The answer lies in California Health and Safety Code 114259.5, which stipulates that, with the exception of service animals, “live animals may not be allowed in a food facility.” Certified farmers markets, although they usually take place outdoors, fall into the category of a “food facility.”
The Sunday Farmers Market under the freeway is a certified farmers market. Courtney Smith with Shared Abundance Organic Farm in Auburn cheerfully greets customers from behind a booth at the Sunday market. Smith says although she personally loves dogs, a farmers market with fresh produce and crowds may not be the place for them.
“People don’t contend with dogs lifting their legs on stands,” she says. “And sometimes dog hair clings to the lettuce.” Smith mentions that not all markets have the same policy on dogs—or perhaps there are just no signs posted to remind patrons of the law.
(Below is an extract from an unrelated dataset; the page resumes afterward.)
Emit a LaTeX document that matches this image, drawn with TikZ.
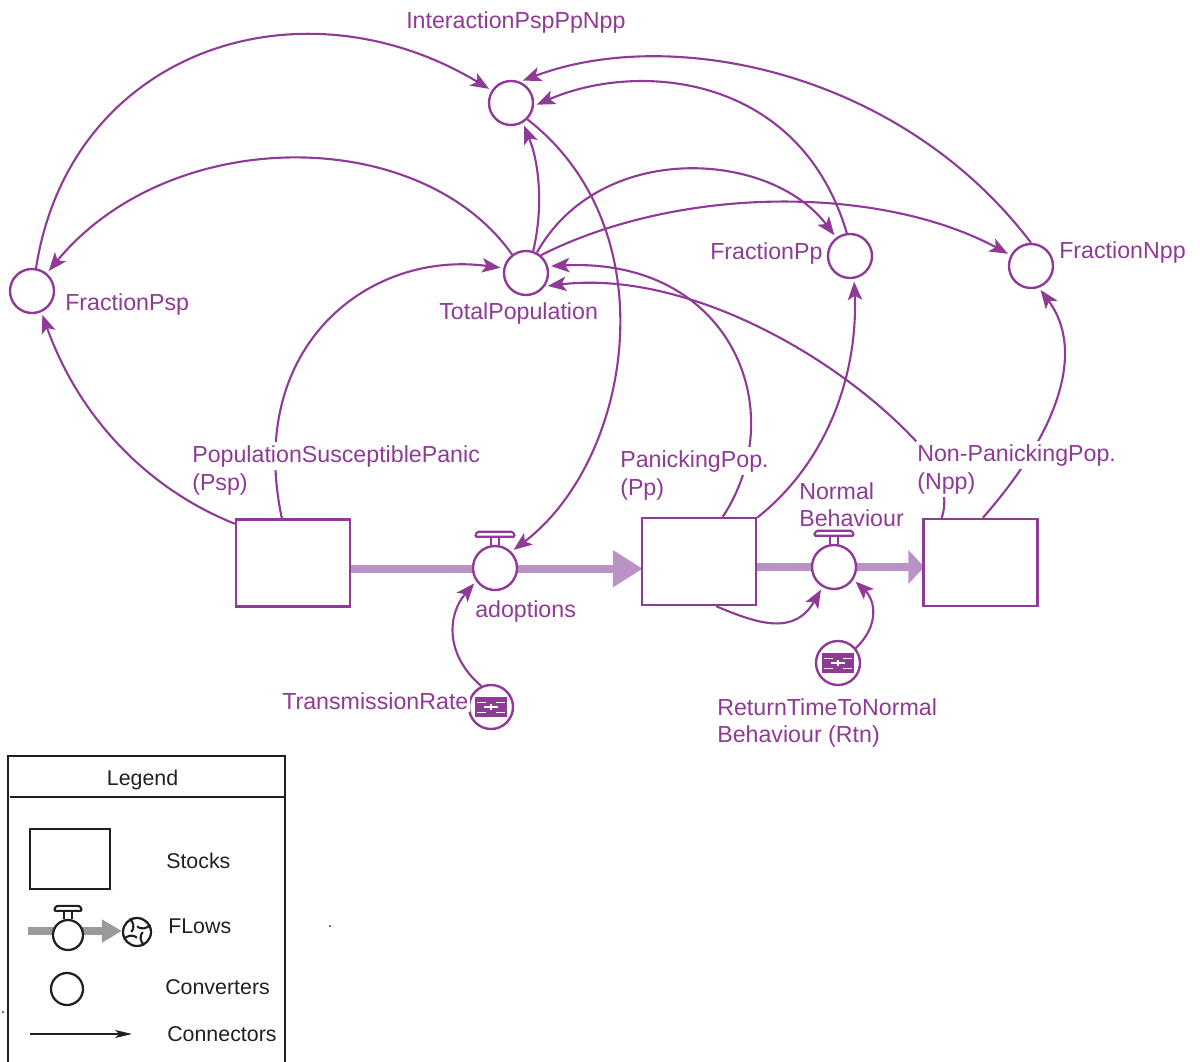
\documentclass[tikz,border=0pt]{standalone}
\usepackage{fontspec}
\setmainfont{Liberation Sans}
\usepackage{tikz}
\usetikzlibrary{arrows.meta,backgrounds}
\definecolor{simpurple}{HTML}{8E3A96}
\definecolor{simflow}{HTML}{B993C6}
\definecolor{legendgray}{HTML}{999A9C}
\definecolor{legendink}{HTML}{231F20}
\def\valvecap#1#2#3{
	\draw[#3] (#1.north) ++(-4,0) -- ++(0,-8) ++(8,0) -- ++(0,8);
	\draw[#3, rounded corners=1pt] (#1.north) ++(-#2,-8) -- ++(2*#2,0) -- ++(-2,-5) -- ++(-2*#2+4,0) -- cycle;
}
\def\paramicon#1{
	\fill[simpurple] (#1) ++(-16,-10) rectangle ++(32,20);
	\foreach \dx/\dy in {-14/-5,5/-5,-14/5,5/5}
		\draw[white, line width=0.6pt] (#1) ++(\dx,\dy) -- ++(9,0);
	\draw[white, line width=1pt] (#1) ++(-7,0) -- ++(14,0);
	\draw[white, line width=1pt] (#1) ++(0,-3) -- ++(0,6);
}

\begin{document}
\begin{tikzpicture}[
	x=0.025cm, y=-0.025cm,
	converter/.style={draw=simpurple, circle, line width=1.7pt, minimum size=1.1cm, inner sep=0pt, fill=white},
	stock/.style={draw=simpurple, rectangle, line width=1.7pt, minimum width=2.85cm, minimum height=2.175cm, inner sep=0pt, fill=white},
	link/.style={draw=simpurple, line width=1.5pt, shorten >=2pt, -{Stealth[length=0.46cm, width=0.36cm, inset=0.11cm]}},
	flowmain/.style={draw=simflow, line width=0.2cm, shorten >=-1.5pt},
	label/.style={anchor=west, text=simpurple, font=\fontsize{16.5pt}{18pt}\selectfont, inner xsep=1pt, inner ysep=2pt, xshift=-1pt, fill=white},
	legendtext/.style={anchor=west, text=legendink, font=\fontsize{15.2pt}{17pt}\selectfont, inner sep=1pt, xshift=-1pt},
	legendline/.style={draw=legendink, line width=0.9pt},
	legendshape/.style={draw=legendink, line width=1.6pt, fill=white, inner sep=0pt},
	]
	\useasboundingbox (0,0) rectangle (1200,1062);

	% stocks and flows
	\node[stock] (stockpsp) at (293,563) {};
	\node[stock] (stockpp) at (699,561.5) {};
	\node[stock] (stocknpp) at (980.5,562.5) {};
	\node[converter] (adoptions) at (495,568) {};
	\node[converter] (normal) at (834,567) {};
	\begin{scope}[on background layer]
		\draw[flowmain, -{Triangle[length=0.75cm, width=0.875cm]}] ([yshift=-0.5pt]stockpsp.east |- adoptions) -- ([yshift=-0.5pt]stockpp.west |- adoptions);
		\draw[flowmain, -{Triangle[length=0.4cm, width=0.825cm]}] (stockpp.east |- normal) -- (stocknpp.west |- normal);
	\end{scope}
	\valvecap{adoptions}{20}{simpurple, line width=1.5pt}
	\valvecap{normal}{20}{simpurple, line width=1.5pt}

	% converters
	\node[converter] (interaction) at (511,103) {};
	\node[converter] (totalpop) at (526,273) {};
	\node[converter] (fracpsp) at (32,291) {};
	\node[converter] (fracpp) at (850,256) {};
	\node[converter] (fracnpp) at (1031,266) {};
	\node[converter] (transrate) at (491,707) {};
	\node[converter] (returntime) at (838,663) {};
	\paramicon{transrate}
	\paramicon{returntime}

	% connectors
	\draw[link] (fracpsp.80) .. controls (70,50) and (300,-25) .. (interaction.147);
	\draw[link] (totalpop.127) .. controls (420,124) and (170,124) .. (fracpsp.50);
	\draw[link] (stockpsp.104) .. controls (245,345) and (370,250) .. (totalpop.168);
	\draw[link] (stockpsp.146) .. controls (150,490) and (80,420) .. (fracpsp.-66);
	\draw[link] (totalpop.72) .. controls (543,210) and (540,165) .. (interaction.-59);
	\draw[link] (interaction.-45) .. controls (670,230) and (632,460) .. (adoptions.45);
	\draw[link] (fracpp.98) .. controls (800,75) and (640,60) .. (interaction.-7);
	\draw[link] (fracnpp.90) .. controls (900,70) and (670,25) .. (interaction.67);
	\draw[link] (totalpop.62) .. controls (600,140) and (770,150) .. (fracpp.127);
	\draw[link] (totalpop.50) .. controls (680,185) and (880,185) .. (fracnpp.152);
	\draw[link] (stockpp.62) .. controls (793,410) and (730,257) .. (totalpop.17);
	\draw[link] (stocknpp.131) .. controls (952,490) and (930,455) .. (915,440) .. controls (830,350) and (680,270) .. (totalpop.-35);
	\draw[link] (stockpp.37) .. controls (830,460) and (858,370) .. (fracpp.-80);
	\draw[link] (stocknpp.87) .. controls (1060,430) and (1085,350) .. (fracnpp.-70);
	\draw[link] (stockpp.-69) .. controls (760,625) and (795,635) .. (normal.240);
	\draw[link] (returntime.40) .. controls (880,625) and (875,600) .. (normal.-33);
	\draw[link] (transrate.115) .. controls (445,655) and (447,615) .. (adoptions.215);

	% labels
	\node[label] (labinteraction) at (406,23) {InteractionPspPpNpp};
	\node[label] (labfracpsp) at (65,305) {FractionPsp};
	\node[label] (labfracpp) at (710,254) {FractionPp};
	\node[label] (labfracnpp) at (1059,253) {FractionNpp};
	\node[label] (labtotal) at (439,314) {TotalPopulation};
	\node[label] (labpsp) at (192,456) {PopulationSusceptiblePanic};
	\node[label] (labpspb) at (192,484) {(Psp)};
	\node[label] (labpp) at (620,461) {PanickingPop.};
	\node[label] (labppb) at (620,489) {(Pp)};
	\node[label] (labnpp) at (917,455) {Non-PanickingPop.};
	\node[label] (labnppb) at (917,483) {(Npp)};
	\node[label] (labnormal) at (799,491) {Normal};
	\node[label] (labnormalb) at (799,518) {Behaviour};
	\node[label] (labadoptions) at (475,611) {adoptions};
	\node[label] (labtrans) at (282,701) {TransmissionRate};
	\node[label] (labreturn) at (717,707) {ReturnTimeToNormal};
	\node[label] (labreturnb) at (717,736) {Behaviour (Rtn)};

	% legend
	\draw[legendline] (8,1062) -- (8,756) -- (285,756) -- (285,1062);
	\draw[legendline] (10,797) -- (285,797);
	\node[legendtext, anchor=center] (legtitle) at (144,780) {Legend};
	\node[legendshape, rectangle, minimum width=2cm, minimum height=1.5cm] (legstock) at (70,859) {};
	\node[legendtext] (legstocks) at (166,861) {Stocks};
	\node[legendshape, circle, minimum size=0.75cm] (legvalve) at (68,935) {};
	\node[legendshape, circle, minimum size=0.7cm] (legcloud) at (137,932) {};
	\coordinate (legflowstart) at (28,931);
	\begin{scope}[on background layer]
		\draw[draw=legendgray, line width=0.2cm, -{Triangle[length=0.5cm, width=0.55cm]}] (legflowstart) -- (legcloud.west |- legflowstart);
	\end{scope}
	\valvecap{legvalve}{14}{legendink, line width=1.5pt}
	\foreach \a in {30,120,210,300}
		\draw[legendink, line width=1.5pt] (legcloud.\a) to[bend left=50] ([shift={(\a+60:0.14cm)}]legcloud.center);
	\node[legendtext] (legflows) at (168,926) {FLows};
	\node[legendshape, circle, minimum size=0.8cm] (legconverter) at (67,989) {};
	\node[legendtext] (legconverters) at (165,987) {Converters};
	\coordinate (legconnstart) at (30,1034);
	\coordinate (legconnend) at (132,1034);
	\draw[legendink, line width=0.9pt, -{Stealth[length=0.42cm, width=0.2cm, inset=0.1cm]}] (legconnstart) -- (legconnend);
	\node[legendtext] (legconnectors) at (167,1034) {Connectors};
	\fill[legendink] (330,926) circle (1);
	\fill[legendink] (3,1012) circle (1);
\end{tikzpicture}
\end{document}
The Midtown Farmers Market is managed by a Northern California-based events marketing agency called Unseen Heroes and hosted by the Midtown Business Association. The market is certified by the Sacramento County Agricultural Commissioner, which allows both “certified” and “uncertified” producers to sell their agricultural products provided all produce meets certain minimum quality standards.
At the Midtown Farmers Market, dogs are allowed to walk through the market, but not in the immediate market stalls (service animals are allowed in all areas). “We periodically set up our 4-footed-favorite mobile Pop-Up Dog Park adjacent to the market,” says John Adair, director of bid services and communications for the Midtown market. “Many of the surrounding restaurants offer brunch on the patios that are dog-friendly, such as LowBrau and the MARRS building.”
Jose Gallardo of Gallardo’s Organic Farm has a booth at the Midtown Farmers Market with a bounty of red, green and rainbow Swiss chard and other fresh produce. Gallardo says he has no problem with dogs, and with patrons walking in and out so quickly it doesn’t seem to cause any issues.
Shopping at farmers markets directly supports the farmers and helps preserve California’s farmland. Two year-round markets in Sacramento are the Sunday Farmers Market under the freeway at 8th and W streets, and Saturday’s Midtown Farmers Market on 20th Street between J and K streets. Many other markets will pop up throughout the city as springtime approaches.